With riots in London, a nosedive in the stock market, and Michelle Bachmann dominating the airwaves, it’s hard to believe that the world is actually getting better. In fact, declension seems all but assured.
Yet continuous improvement is the thesis of Bradley Wright’s relentlessly sunny new book Upside: Surprising Good News About the State of Our World (Bethany House). Here are some facts to cheer you about life in America today:
- Violent crime has dropped steadily in the U.S. since 1990. (We’re having fewer kids, and fewer kids means fewer teenagers, and fewer teenagers means fewer criminals. Or so goes the theory.)
- Fatal motor vehicle accidents are becoming rarer all the time due to improved automotive safety features and new laws requiring people to buckle up.
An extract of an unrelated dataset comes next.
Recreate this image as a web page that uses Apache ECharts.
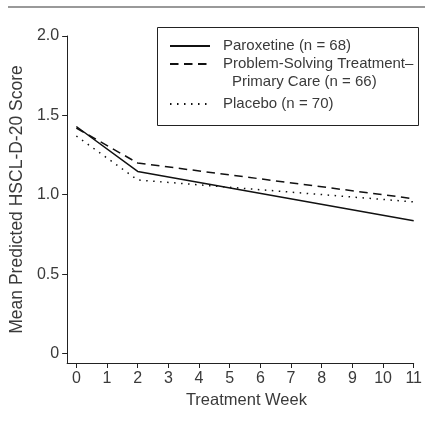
<!DOCTYPE html>
<html>
<head>
<meta charset="utf-8">
<script src="https://cdn.jsdelivr.net/npm/echarts@6/dist/echarts.min.js"></script>
<style>
html,body{margin:0;padding:0;background:#fff;}
#chart{width:425px;height:424px;}
</style>
</head>
<body>
<div id="chart"></div>
<script>
// Data
const weeks = [0, 2, 11];
const paroxetine = [1.43, 1.147, 0.836];
const pstpc = [1.42, 1.20, 0.975];
const placebo = [1.37, 1.093, 0.955];
const seriesNames = ['Paroxetine (n = 68)', 'Problem-Solving Treatment–', 'Placebo (n = 70)'];
const legendSecondLine = 'Primary Care (n = 66)';
const xTicks = [0,1,2,3,4,5,6,7,8,9,10,11];
const yTicks = [0, 0.5, 1.0, 1.5, 2.0];

const FONT = '"Liberation Sans", Arial, sans-serif';
const TXT = '#3a3a3a';

function pairs(xs, ys){ return xs.map((x,i)=>[x, ys[i]]); }

const chart = echarts.init(document.getElementById('chart'), null, {renderer:'canvas'});

const legendCommon = {
  orient: 'vertical',
  padding: 0,
  itemWidth: 40,
  itemHeight: 16,
  itemGap: 0,
  selectedMode: false,
  itemStyle: {opacity: 0, borderWidth: 0},
  textStyle: {fontFamily: FONT, fontSize: 15, lineHeight: 16, color: TXT, padding: [0,0,0,8]},
  left: 169
};

const option = {
  animation: false,
  backgroundColor: '#fff',
  grid: {left: 64, right: 5, top: 36, bottom: 61, containLabel: false},
  xAxis: {
    type: 'value',
    min: -0.3, max: 11,
    name: 'Treatment Week',
    nameLocation: 'middle',
    nameGap: 28,
    nameTextStyle: {fontFamily: FONT, fontSize: 16.5, color: TXT, padding: [0,0,0,12]},
    axisLine: {show: true, onZero: false, lineStyle: {color: '#222', width: 1}},
    axisTick: {show: true, length: 5, customValues: xTicks, lineStyle: {color: '#222'}},
    axisLabel: {customValues: xTicks, fontFamily: FONT, fontSize: 16, color: TXT, margin: 8, showMinLabel: true, showMaxLabel: true},
    splitLine: {show: false}
  },
  yAxis: {
    type: 'value',
    min: -0.06, max: 2.0,
    name: 'Mean Predicted HSCL-D-20 Score',
    nameLocation: 'middle',
    nameGap: 38,
    nameTextStyle: {fontFamily: FONT, fontSize: 17.5, color: TXT},
    axisLine: {show: true, onZero: false, lineStyle: {color: '#222', width: 1}},
    axisTick: {show: true, length: 5, customValues: yTicks, lineStyle: {color: '#222'}},
    axisLabel: {customValues: yTicks, fontFamily: FONT, fontSize: 16, color: TXT, margin: 8,
      formatter: v => (v === 0 ? '0' : v.toFixed(1))},
    splitLine: {show: false}
  },
  legend: [
    Object.assign({}, legendCommon, {top: 38, data: [seriesNames[0]]}),
    Object.assign({}, legendCommon, {top: 56, data: [seriesNames[1]]}),
    Object.assign({}, legendCommon, {top: 96, data: [seriesNames[2]]})
  ],
  graphic: [
    {type: 'line', shape: {x1: 8, y1: 7, x2: 425, y2: 7}, style: {stroke: '#777', lineWidth: 1.5}, silent: true},
    {type: 'rect', shape: {x: 157.5, y: 27.5, width: 261, height: 98}, style: {fill: 'none', stroke: '#222', lineWidth: 1}, silent: true, z: 0},
    {type: 'text', x: 232, y: 82, style: {text: legendSecondLine, font: '15px ' + FONT, fill: TXT, verticalAlign: 'middle'}, silent: true}
  ],
  series: [
    {name: seriesNames[0], type: 'line', data: pairs(weeks, paroxetine), symbol: 'none',
     lineStyle: {color: '#111', width: 1.5, type: 'solid'}, itemStyle: {color: '#111'}},
    {name: seriesNames[1], type: 'line', data: pairs(weeks, pstpc), symbol: 'none',
     lineStyle: {color: '#111', width: 1.5, type: [8.5, 5.5]}, itemStyle: {color: '#111'}},
    {name: seriesNames[2], type: 'line', data: pairs(weeks, placebo), symbol: 'none',
     lineStyle: {color: '#111', width: 1.5, type: [1.5, 5.5]}, itemStyle: {color: '#111'}}
  ]
};
chart.setOption(option);
</script>
</body>
</html>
- The real price of most goods has dropped over time, including food, air travel, electronics, and cars. (Notable exception: a college education. Ouch.)
- Life expectancy is up to about 78 years, on average.
- We are working fewer hours and getting paid more for them. (I’ll take issue with the “fewer hours” claim in a moment.)
In sum, “people in the middle class in the United States live better than 99.4% of all human beings who have ever existed.”
Wright’s book employs an army of statistics to demonstrate that Americans are living longer, enjoying better health and more luxury, and have more disposable income than ever before. So why don’t we feel better?
One of the flaws of Wright’s otherwise interesting book is that he never builds a convincing case for why so many Americans are popping Xanax when their lives are allegedly so much better than their great-grandparents’.
Late last year I reviewed the book Thrive: Finding Happiness the Blue Zones Way, which was far from a perfect read but did make a strong case for why some people are happier than others. The secret is found in our social lives. In a nutshell, people who report the greatest levels of happiness (and, not coincidentally, who live the longest) are enmeshed in networks of family and friends.
And this is where Americans today fall far short of our great-grandparents. By nearly every measure, we are indeed bowling alone:
- We choose careers that take us far from our places of origin and our families, when research shows that those longstanding networks are not easily replaceable in the transient lifestyles we embrace.
- We are often removed from the outdoors, when being in nature ranks as one element that consistently contributes to a happy life.
- We don’t involve ourselves in the community nearly as much as our ancestors did. What contributes to happiness, according to Thrive, are social clubs and regular interactions, whether it’s meeting the same people every Friday for lunch or being part of a bicycle group and a book club.
- We get married later or not at all. Buettner’s research shows that the happiest people are those who get married and stay married, which flies in the face of our culture’s idealization of the swinging single.
- We no longer design our cities in ways that maximize happiness and socialization. In today’s planning we have subdivisions with no sidewalks. (!) We worship the car and design our public spaces so that you almost have to own one. We don’t see the value in city parks, public transportation, or bicycle paths, even though people who have access to these things report themselves happier than people who don’t.
- We work too hard. I know that Wright disputes this, and perhaps he’s correct that Americans don’t work as many hours as they used to. However, that doesn’t mean we’re not working too much overall—and that our sense of being always “on the job” has not been exacerbated by smartphones and laptops that make work available to many of us wherever we go.
In short, Wright’s book is a solid start. It’s heavy on the numbers but light on the reasons why people are still not as happy as they used to be—a question that merits considerable analysis.